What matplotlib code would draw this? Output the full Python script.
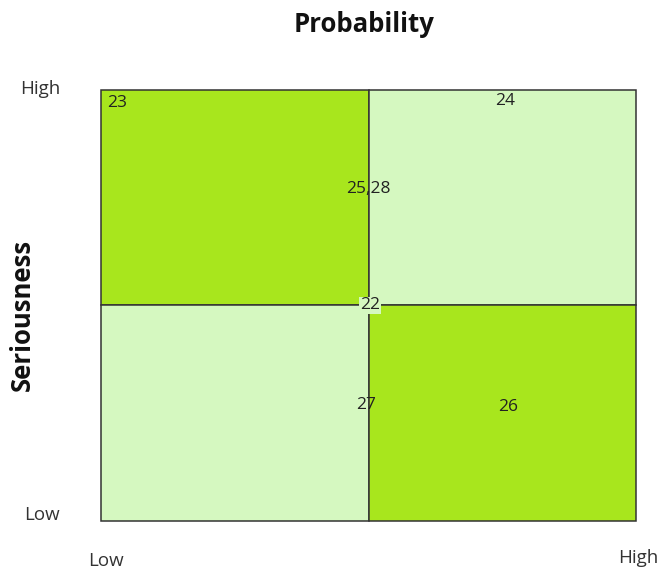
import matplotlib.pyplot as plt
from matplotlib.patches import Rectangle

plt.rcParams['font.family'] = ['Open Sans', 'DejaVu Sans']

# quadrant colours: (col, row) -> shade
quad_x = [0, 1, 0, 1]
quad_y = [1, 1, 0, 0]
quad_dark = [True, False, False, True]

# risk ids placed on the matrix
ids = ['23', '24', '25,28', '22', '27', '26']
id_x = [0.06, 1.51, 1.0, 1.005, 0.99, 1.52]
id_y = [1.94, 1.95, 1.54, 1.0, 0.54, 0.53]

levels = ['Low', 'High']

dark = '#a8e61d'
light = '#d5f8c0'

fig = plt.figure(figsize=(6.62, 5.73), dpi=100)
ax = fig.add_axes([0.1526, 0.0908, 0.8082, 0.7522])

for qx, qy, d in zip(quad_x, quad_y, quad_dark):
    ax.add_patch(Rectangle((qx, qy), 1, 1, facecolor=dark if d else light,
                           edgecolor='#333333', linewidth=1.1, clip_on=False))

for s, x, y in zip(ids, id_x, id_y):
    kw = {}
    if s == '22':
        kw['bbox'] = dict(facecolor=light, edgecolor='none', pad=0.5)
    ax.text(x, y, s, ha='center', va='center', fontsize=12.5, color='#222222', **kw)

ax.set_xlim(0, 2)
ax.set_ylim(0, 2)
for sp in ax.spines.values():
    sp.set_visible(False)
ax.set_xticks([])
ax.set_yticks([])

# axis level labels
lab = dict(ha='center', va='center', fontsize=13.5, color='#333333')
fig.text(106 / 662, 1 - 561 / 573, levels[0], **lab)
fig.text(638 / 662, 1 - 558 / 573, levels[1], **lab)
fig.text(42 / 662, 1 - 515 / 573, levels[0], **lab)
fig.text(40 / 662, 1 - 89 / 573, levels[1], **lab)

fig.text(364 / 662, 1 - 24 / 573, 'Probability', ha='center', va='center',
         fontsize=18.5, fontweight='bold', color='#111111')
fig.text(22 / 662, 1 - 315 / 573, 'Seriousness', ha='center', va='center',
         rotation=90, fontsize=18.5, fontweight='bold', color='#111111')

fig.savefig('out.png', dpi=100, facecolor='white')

———

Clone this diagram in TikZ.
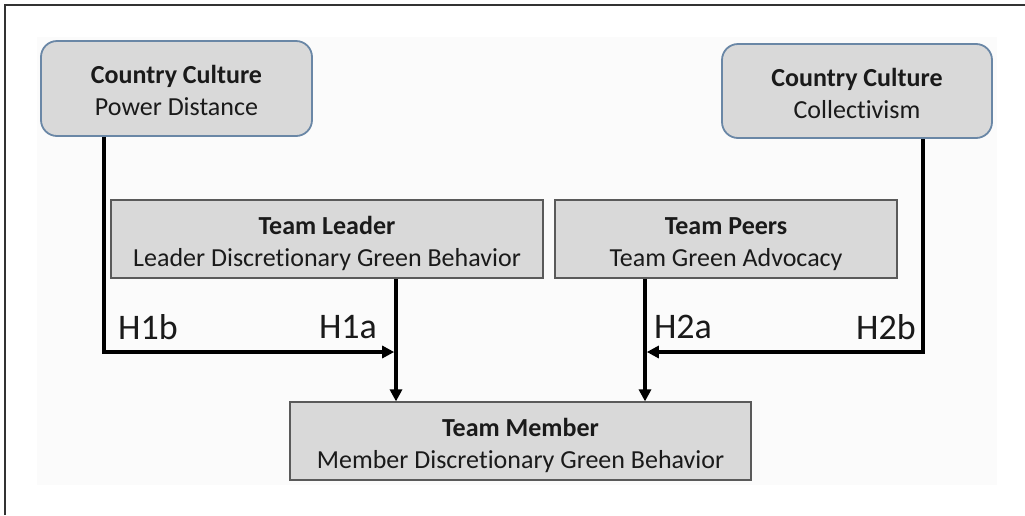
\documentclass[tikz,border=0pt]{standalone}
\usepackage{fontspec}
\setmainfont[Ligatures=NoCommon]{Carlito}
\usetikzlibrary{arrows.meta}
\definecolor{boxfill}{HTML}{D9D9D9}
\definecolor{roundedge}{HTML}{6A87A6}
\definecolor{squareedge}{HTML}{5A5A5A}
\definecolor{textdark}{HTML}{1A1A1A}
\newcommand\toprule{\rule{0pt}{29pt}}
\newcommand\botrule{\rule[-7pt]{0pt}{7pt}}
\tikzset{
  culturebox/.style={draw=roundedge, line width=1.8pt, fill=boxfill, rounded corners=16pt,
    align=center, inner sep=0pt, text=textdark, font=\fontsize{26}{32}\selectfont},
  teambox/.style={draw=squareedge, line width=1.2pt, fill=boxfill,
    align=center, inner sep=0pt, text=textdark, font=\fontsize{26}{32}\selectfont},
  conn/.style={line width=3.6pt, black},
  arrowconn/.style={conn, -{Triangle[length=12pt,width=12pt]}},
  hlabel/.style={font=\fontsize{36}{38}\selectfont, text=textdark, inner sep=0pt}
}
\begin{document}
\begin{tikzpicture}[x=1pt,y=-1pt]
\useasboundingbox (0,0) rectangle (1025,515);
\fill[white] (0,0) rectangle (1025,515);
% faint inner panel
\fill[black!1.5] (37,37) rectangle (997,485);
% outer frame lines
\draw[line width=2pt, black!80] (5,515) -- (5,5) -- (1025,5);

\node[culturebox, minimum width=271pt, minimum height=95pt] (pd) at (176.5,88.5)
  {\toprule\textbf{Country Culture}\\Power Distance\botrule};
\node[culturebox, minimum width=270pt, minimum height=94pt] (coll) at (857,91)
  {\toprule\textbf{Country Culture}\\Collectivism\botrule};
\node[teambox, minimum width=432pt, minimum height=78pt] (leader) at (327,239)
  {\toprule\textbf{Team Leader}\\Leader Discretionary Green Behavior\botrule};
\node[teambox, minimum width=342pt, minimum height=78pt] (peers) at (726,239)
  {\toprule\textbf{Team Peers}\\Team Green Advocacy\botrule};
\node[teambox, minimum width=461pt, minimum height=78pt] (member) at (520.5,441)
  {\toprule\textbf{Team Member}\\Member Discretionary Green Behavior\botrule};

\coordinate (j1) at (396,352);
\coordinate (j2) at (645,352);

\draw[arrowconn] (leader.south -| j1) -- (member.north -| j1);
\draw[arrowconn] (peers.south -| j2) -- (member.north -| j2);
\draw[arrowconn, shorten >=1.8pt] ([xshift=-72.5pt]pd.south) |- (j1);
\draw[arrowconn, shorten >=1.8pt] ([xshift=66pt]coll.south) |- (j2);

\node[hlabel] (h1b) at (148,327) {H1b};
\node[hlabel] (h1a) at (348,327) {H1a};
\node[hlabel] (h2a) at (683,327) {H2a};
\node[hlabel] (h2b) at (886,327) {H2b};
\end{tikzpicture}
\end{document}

———

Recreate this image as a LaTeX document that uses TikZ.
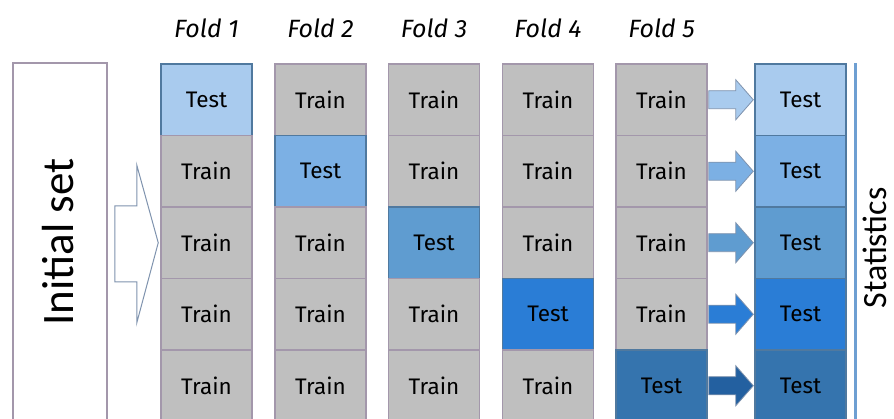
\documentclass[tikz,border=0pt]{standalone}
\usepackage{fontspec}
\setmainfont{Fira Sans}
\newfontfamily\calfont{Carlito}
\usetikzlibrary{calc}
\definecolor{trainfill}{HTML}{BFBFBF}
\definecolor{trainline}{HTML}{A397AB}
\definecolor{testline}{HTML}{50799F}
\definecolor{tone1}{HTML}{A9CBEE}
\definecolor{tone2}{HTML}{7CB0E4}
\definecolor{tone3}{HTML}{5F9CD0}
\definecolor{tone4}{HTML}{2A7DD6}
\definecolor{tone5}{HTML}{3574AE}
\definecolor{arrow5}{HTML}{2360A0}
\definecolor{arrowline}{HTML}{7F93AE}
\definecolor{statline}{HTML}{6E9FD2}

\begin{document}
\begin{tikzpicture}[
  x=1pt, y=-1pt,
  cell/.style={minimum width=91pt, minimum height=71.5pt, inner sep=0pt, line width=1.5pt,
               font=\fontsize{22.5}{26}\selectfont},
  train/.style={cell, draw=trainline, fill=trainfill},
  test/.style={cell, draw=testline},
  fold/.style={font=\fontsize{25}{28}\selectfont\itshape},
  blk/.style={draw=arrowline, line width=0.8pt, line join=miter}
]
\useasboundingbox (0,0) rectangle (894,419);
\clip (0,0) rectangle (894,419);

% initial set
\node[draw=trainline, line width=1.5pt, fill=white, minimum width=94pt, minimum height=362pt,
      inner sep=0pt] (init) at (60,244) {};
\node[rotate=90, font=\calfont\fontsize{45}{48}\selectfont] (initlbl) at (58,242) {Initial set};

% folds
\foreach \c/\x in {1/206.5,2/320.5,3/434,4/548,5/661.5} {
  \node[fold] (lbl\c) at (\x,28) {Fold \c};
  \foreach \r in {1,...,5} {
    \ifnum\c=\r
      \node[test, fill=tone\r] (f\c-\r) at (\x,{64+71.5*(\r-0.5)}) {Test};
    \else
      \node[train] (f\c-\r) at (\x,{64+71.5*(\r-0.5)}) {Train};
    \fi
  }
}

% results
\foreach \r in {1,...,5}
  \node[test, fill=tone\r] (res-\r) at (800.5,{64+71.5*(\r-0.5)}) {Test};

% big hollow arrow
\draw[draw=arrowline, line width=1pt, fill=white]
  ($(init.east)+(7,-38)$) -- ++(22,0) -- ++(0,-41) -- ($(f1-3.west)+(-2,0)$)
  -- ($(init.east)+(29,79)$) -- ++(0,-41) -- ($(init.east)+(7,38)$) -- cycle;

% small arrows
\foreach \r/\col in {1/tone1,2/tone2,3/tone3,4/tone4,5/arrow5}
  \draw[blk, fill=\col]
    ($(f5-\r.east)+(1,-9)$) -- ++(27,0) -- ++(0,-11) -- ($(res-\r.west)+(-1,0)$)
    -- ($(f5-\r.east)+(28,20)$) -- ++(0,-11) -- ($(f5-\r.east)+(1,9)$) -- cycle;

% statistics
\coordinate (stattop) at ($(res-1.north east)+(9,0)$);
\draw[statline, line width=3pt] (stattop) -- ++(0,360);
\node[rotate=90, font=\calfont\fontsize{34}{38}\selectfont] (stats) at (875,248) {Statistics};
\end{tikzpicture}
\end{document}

———

- **SET TASK**: Copy word for word only the lines above from the one with "Recreate this image" through the one with "fill=tone\r] (res-\r) at". Leave pictures out.

- **TASK RESULT**:
Recreate this image as a LaTeX document that uses TikZ.
\documentclass[tikz,border=0pt]{standalone}
\usepackage{fontspec}
\setmainfont{Fira Sans}
\newfontfamily\calfont{Carlito}
\usetikzlibrary{calc}
\definecolor{trainfill}{HTML}{BFBFBF}
\definecolor{trainline}{HTML}{A397AB}
\definecolor{testline}{HTML}{50799F}
\definecolor{tone1}{HTML}{A9CBEE}
\definecolor{tone2}{HTML}{7CB0E4}
\definecolor{tone3}{HTML}{5F9CD0}
\definecolor{tone4}{HTML}{2A7DD6}
\definecolor{tone5}{HTML}{3574AE}
\definecolor{arrow5}{HTML}{2360A0}
\definecolor{arrowline}{HTML}{7F93AE}
\definecolor{statline}{HTML}{6E9FD2}

\begin{document}
\begin{tikzpicture}[
  x=1pt, y=-1pt,
  cell/.style={minimum width=91pt, minimum height=71.5pt, inner sep=0pt, line width=1.5pt,
               font=\fontsize{22.5}{26}\selectfont},
  train/.style={cell, draw=trainline, fill=trainfill},
  test/.style={cell, draw=testline},
  fold/.style={font=\fontsize{25}{28}\selectfont\itshape},
  blk/.style={draw=arrowline, line width=0.8pt, line join=miter}
]
\useasboundingbox (0,0) rectangle (894,419);
\clip (0,0) rectangle (894,419);

% initial set
\node[draw=trainline, line width=1.5pt, fill=white, minimum width=94pt, minimum height=362pt,
      inner sep=0pt] (init) at (60,244) {};
\node[rotate=90, font=\calfont\fontsize{45}{48}\selectfont] (initlbl) at (58,242) {Initial set};

% folds
\foreach \c/\x in {1/206.5,2/320.5,3/434,4/548,5/661.5} {
  \node[fold] (lbl\c) at (\x,28) {Fold \c};
  \foreach \r in {1,...,5} {
    \ifnum\c=\r
      \node[test, fill=tone\r] (f\c-\r) at (\x,{64+71.5*(\r-0.5)}) {Test};
    \else
      \node[train] (f\c-\r) at (\x,{64+71.5*(\r-0.5)}) {Train};
    \fi
  }
}

% results
\foreach \r in {1,...,5}
  \node[test, fill=tone\r] (res-\r) at (800.5,{64+71.5*(\r-0.5)}) {Test};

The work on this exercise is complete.